Source code of charts
-- start --
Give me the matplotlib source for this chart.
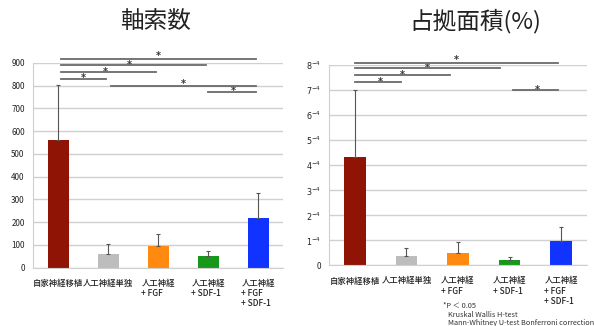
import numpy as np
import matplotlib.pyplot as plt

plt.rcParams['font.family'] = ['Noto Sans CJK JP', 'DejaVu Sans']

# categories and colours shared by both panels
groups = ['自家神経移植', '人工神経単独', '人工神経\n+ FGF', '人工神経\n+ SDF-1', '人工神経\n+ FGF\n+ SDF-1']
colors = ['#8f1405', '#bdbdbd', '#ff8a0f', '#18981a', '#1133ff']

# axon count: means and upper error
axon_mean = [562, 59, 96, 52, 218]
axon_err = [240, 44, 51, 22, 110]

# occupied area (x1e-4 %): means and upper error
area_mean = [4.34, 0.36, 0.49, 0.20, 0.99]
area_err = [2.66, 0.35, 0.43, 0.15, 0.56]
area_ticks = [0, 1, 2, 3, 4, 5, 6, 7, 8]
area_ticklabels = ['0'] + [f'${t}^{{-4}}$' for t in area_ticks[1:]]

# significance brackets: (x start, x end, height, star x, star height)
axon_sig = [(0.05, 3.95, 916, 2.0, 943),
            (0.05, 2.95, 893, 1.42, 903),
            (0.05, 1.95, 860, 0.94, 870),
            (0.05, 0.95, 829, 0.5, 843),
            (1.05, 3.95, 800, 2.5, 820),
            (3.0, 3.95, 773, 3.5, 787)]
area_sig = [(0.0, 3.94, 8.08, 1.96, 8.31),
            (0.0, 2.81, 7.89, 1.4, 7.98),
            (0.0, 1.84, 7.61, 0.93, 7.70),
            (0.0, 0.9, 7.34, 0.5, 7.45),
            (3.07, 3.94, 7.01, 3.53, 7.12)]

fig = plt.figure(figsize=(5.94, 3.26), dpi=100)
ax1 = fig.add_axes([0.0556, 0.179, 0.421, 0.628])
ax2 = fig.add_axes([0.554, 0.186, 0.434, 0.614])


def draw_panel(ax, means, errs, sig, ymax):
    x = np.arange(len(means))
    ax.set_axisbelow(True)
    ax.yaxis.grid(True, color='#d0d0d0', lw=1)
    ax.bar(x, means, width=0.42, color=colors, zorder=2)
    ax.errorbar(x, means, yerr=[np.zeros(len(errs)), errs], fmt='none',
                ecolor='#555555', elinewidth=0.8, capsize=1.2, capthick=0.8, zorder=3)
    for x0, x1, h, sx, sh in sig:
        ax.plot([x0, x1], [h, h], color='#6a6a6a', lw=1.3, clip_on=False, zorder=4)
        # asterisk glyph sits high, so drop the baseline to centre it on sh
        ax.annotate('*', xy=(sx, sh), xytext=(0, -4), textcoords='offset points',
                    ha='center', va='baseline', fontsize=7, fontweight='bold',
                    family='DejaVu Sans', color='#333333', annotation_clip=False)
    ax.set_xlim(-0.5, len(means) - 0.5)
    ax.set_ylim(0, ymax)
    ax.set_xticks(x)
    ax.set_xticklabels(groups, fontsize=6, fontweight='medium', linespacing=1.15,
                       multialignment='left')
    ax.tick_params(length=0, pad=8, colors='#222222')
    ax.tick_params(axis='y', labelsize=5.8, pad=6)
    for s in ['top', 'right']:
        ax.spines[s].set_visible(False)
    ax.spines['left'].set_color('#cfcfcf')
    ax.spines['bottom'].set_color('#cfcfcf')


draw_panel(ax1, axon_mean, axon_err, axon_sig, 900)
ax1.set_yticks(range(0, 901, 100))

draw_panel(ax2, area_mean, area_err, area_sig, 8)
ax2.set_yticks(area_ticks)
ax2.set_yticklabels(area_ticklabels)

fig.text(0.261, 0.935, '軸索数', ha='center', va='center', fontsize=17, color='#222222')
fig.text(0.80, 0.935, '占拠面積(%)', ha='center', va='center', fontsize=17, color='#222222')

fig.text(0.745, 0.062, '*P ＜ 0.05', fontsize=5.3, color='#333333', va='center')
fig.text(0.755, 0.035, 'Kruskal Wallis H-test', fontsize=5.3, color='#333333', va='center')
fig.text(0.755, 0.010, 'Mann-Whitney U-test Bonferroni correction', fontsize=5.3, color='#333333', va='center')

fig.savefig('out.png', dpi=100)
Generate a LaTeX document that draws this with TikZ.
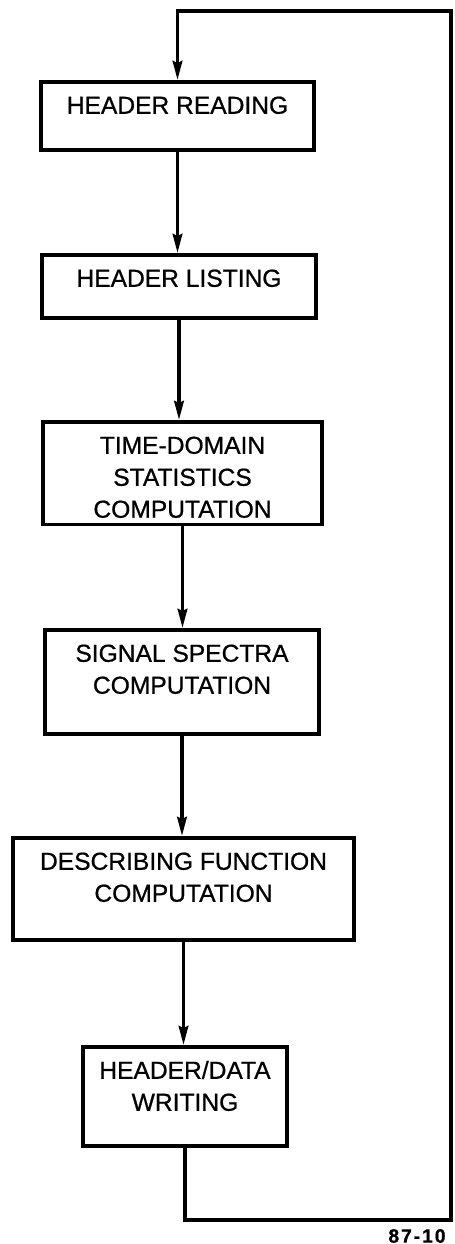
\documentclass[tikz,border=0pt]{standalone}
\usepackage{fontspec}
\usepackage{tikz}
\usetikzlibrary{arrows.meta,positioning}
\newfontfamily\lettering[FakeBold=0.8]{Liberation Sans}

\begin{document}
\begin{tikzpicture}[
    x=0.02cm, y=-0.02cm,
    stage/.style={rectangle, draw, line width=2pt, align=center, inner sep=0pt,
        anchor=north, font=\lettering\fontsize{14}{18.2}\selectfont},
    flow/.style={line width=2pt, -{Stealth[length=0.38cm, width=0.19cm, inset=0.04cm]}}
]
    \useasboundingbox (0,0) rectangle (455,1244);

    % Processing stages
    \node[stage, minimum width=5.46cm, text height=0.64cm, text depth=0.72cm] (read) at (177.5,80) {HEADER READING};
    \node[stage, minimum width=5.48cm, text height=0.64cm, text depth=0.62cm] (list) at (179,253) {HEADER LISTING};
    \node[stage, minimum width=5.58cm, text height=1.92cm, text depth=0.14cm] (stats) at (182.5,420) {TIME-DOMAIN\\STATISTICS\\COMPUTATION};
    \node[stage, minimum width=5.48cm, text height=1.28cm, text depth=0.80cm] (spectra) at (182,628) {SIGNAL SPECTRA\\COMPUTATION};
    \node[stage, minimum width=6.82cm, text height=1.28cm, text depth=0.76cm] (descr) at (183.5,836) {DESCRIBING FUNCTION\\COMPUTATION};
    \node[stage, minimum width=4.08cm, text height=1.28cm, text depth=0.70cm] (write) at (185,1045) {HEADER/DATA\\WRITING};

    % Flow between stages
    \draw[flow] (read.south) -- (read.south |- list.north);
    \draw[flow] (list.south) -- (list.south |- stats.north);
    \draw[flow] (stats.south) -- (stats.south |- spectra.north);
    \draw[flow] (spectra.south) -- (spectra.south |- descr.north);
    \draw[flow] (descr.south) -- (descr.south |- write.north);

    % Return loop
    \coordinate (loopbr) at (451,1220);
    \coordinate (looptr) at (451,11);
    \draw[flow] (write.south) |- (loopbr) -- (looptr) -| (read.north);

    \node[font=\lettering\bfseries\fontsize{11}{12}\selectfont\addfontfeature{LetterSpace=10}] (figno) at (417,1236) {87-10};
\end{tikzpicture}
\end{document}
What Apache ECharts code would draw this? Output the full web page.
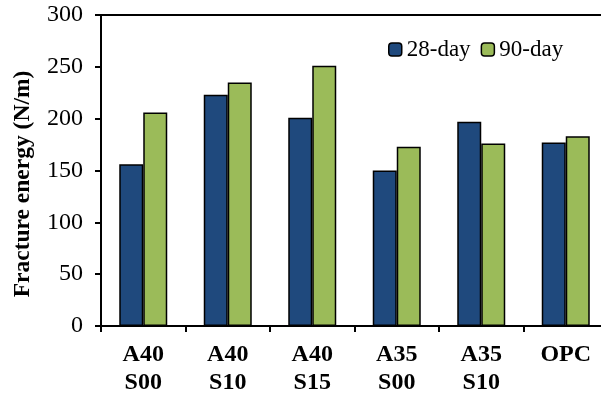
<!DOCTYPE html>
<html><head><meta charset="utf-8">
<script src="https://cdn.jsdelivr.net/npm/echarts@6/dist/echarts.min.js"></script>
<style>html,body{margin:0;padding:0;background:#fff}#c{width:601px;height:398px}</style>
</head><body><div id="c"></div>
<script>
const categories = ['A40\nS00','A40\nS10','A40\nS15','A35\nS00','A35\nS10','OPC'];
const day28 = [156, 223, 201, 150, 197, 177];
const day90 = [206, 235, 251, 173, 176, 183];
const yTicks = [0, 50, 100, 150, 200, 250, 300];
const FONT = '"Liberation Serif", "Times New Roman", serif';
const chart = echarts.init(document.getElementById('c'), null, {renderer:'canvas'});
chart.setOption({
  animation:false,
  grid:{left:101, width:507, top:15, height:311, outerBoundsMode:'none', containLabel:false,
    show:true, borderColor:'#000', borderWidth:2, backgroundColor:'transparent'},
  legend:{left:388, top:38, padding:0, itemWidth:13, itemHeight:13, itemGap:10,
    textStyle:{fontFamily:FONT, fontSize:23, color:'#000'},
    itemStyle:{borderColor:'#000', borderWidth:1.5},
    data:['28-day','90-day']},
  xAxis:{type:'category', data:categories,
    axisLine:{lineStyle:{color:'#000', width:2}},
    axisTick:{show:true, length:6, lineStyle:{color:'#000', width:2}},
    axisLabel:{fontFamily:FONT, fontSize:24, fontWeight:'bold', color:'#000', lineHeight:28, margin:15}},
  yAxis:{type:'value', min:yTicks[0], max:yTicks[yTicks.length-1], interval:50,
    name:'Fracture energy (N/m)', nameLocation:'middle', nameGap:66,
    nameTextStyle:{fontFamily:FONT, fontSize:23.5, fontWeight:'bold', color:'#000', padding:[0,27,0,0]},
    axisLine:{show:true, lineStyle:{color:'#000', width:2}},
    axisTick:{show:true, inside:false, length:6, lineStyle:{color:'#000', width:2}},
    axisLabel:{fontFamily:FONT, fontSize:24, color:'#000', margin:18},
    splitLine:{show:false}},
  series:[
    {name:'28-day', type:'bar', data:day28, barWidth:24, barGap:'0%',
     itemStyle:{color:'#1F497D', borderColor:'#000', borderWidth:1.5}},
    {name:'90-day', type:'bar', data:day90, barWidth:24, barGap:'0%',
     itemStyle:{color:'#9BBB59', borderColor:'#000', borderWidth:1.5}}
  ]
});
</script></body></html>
-- end --
Up to and including the line containing "colors = ['#8f1405', '#bdbdbd', '#ff8a0f', '#18981a', '#1133ff']", quote each line of the entries above from the very first, please, exactly and without images.

Answer to this task
Give me the matplotlib source for this chart.
import numpy as np
import matplotlib.pyplot as plt

plt.rcParams['font.family'] = ['Noto Sans CJK JP', 'DejaVu Sans']

# categories and colours shared by both panels
groups = ['自家神経移植', '人工神経単独', '人工神経\n+ FGF', '人工神経\n+ SDF-1', '人工神経\n+ FGF\n+ SDF-1']
colors = ['#8f1405', '#bdbdbd', '#ff8a0f', '#18981a', '#1133ff']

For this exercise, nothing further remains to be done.